3-1. 電子署名法第3条に関する政府見解
電子署名法第3条では、契約書などの電子文書が成立する条件として「本人による電子署名」を挙げています。[注5]
第3条 電磁的記録であって情報を表すために作成されたものは、当該電磁的記録に記録された情報について本人による電子署名が行われているときは、真正に成立したものと推定する。
ただし、ここでいう「本人」には、契約当事者だけでなく代理人も含まれるという政府見解もあります。[注6]
本人とは、電磁的記録に自己の意思をあらわしたり電子署名を行ったりする当人のことでありまして、代理人が本人を代理して行為するときにはその代理人自身が同条の本人になりますので、ここの条文におきましては代理人の概念は用いないこととしたものであります。
そのため、書面契約と同等に、電子契約でも代表者以外の従業員が署名をおこなう企業がほとんどです。法的効力に不安がある場合は、署名権限の委任状を電子データで交付したり、署名権限者の氏名を記入した電子文書を相手方と交換したりする方法もあります。
[注6] 第147回参議院 交通・情報通信委員会第19号平成12年5月23日|参議院
4. 電子契約は代表者以外でも署名可能!契約締結権限の委譲を
企業の契約実務では、代表者以外の社員が押印するケースが一般的です。
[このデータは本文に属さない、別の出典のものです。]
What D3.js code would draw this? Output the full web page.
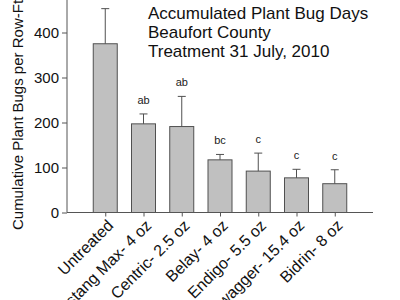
<!DOCTYPE html>
<html><head><meta charset="utf-8">
<script src="https://cdn.jsdelivr.net/npm/d3@7"></script>
<style>body{margin:0;background:#fff}svg{display:block;font-family:Arial,"Liberation Sans",sans-serif}</style>
</head><body>
<svg id="c" width="400" height="300"></svg>
<script>
const categories = ["Untreated","Mustang Max- 4 oz","Centric- 2.5 oz","Belay- 4 oz","Endigo- 5.5 oz","Swagger- 15.4 oz","Bidrin- 8 oz"];
const means = [375, 197, 191, 117, 92, 77, 64];
const errTops = [453, 219, 258, 129, 132, 96, 95];
const letters = ["a","ab","ab","bc","c","c","c"];
const yTicks = [0,100,200,300,400];
const titleLines = ["Accumulated Plant Bug Days","Beaufort County","Treatment 31 July, 2010"];
const yLabel = "Cumulative Plant Bugs per Row-Ft";

const svg = d3.select("#c");
const x0 = 67, x1 = 373, yBase = 212.5;
const x = d3.scalePoint().domain(categories).range([x0, x1]).padding(1);
const y = d3.scaleLinear().domain([0, 500]).range([yBase, yBase - 225]);
const bw = 24;
const axisCol = "#555";

// bars
svg.selectAll("rect.bar").data(categories).enter().append("rect")
  .attr("x", d => x(d) - bw/2).attr("width", bw)
  .attr("y", (d,i) => y(means[i])).attr("height", (d,i) => y(0) - y(means[i]))
  .attr("fill", "#c0c0c0").attr("stroke", "#505050").attr("stroke-width", 1);

// error bars
const eb = svg.selectAll("g.eb").data(categories).enter().append("g");
eb.append("line").attr("x1", d => x(d)).attr("x2", d => x(d))
  .attr("y1", (d,i) => y(means[i])).attr("y2", (d,i) => y(errTops[i]))
  .attr("stroke", "#505050");
eb.append("line").attr("x1", d => x(d) - 4).attr("x2", d => x(d) + 4)
  .attr("y1", (d,i) => y(errTops[i])).attr("y2", (d,i) => y(errTops[i]))
  .attr("stroke", "#505050");
eb.append("text").attr("x", d => x(d)).attr("y", (d,i) => y(errTops[i]) - 10)
  .attr("text-anchor", "middle").attr("font-size", 11).attr("fill", "#222")
  .text((d,i) => letters[i]);

// y axis
const ya = svg.append("g").attr("transform", `translate(${x0},0)`)
  .call(d3.axisLeft(y).tickValues(yTicks).tickSize(5).tickPadding(3));
ya.select(".domain").attr("stroke", axisCol).attr("d", `M0,${y(500)}V${yBase}`);
ya.selectAll(".tick line").attr("stroke", axisCol);
ya.selectAll(".tick text").attr("font-size", 15).attr("fill", "#111").attr("font-family", "Arial,'Liberation Sans',sans-serif");

// x axis
const xa = svg.append("g").attr("transform", `translate(0,${yBase})`)
  .call(d3.axisBottom(x).tickSize(4).tickFormat(""));
xa.select(".domain").attr("stroke", axisCol).attr("d", `M${x0},0H${x1}`);
xa.selectAll(".tick line").attr("stroke", axisCol);

svg.selectAll("text.xl").data(categories).enter().append("text")
  .attr("transform", d => `translate(${x(d) + 5},${yBase + 10}) rotate(-45)`)
  .attr("text-anchor", "end").attr("dy", "0.35em")
  .attr("font-size", 16).attr("fill", "#111").text(d => d);

// y label
svg.append("text").attr("transform", `translate(22.5,${115}) rotate(-90)`)
  .attr("text-anchor", "middle").attr("font-size", 15).attr("fill", "#111").text(yLabel);

// title
svg.selectAll("text.tt").data(titleLines).enter().append("text")
  .attr("x", 148).attr("y", (d,i) => 19 + i*19)
  .attr("font-size", 17).attr("fill", "#111").text(d => d);
</script>
</body></html>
民事訴訟法の「二段の推定」により、代理の社員が押印をおこなっても、代表者の意思は反映されたものとみなされます。
書面契約と同様に、電子契約は代表者以外が署名しても実務上問題はありません。電子署名法第3条では、電子契約書には「本人による電子署名」が必要だとしていますが、この「本人」には「代理人」も含まれるという政府見解もあります。相手先とのトラブルを防止したい場合は、署名権限の委任状の交付や、署名権限者の情報記入シートの交換などの手段により、署名権限を代理人に委譲したことを証明しましょう。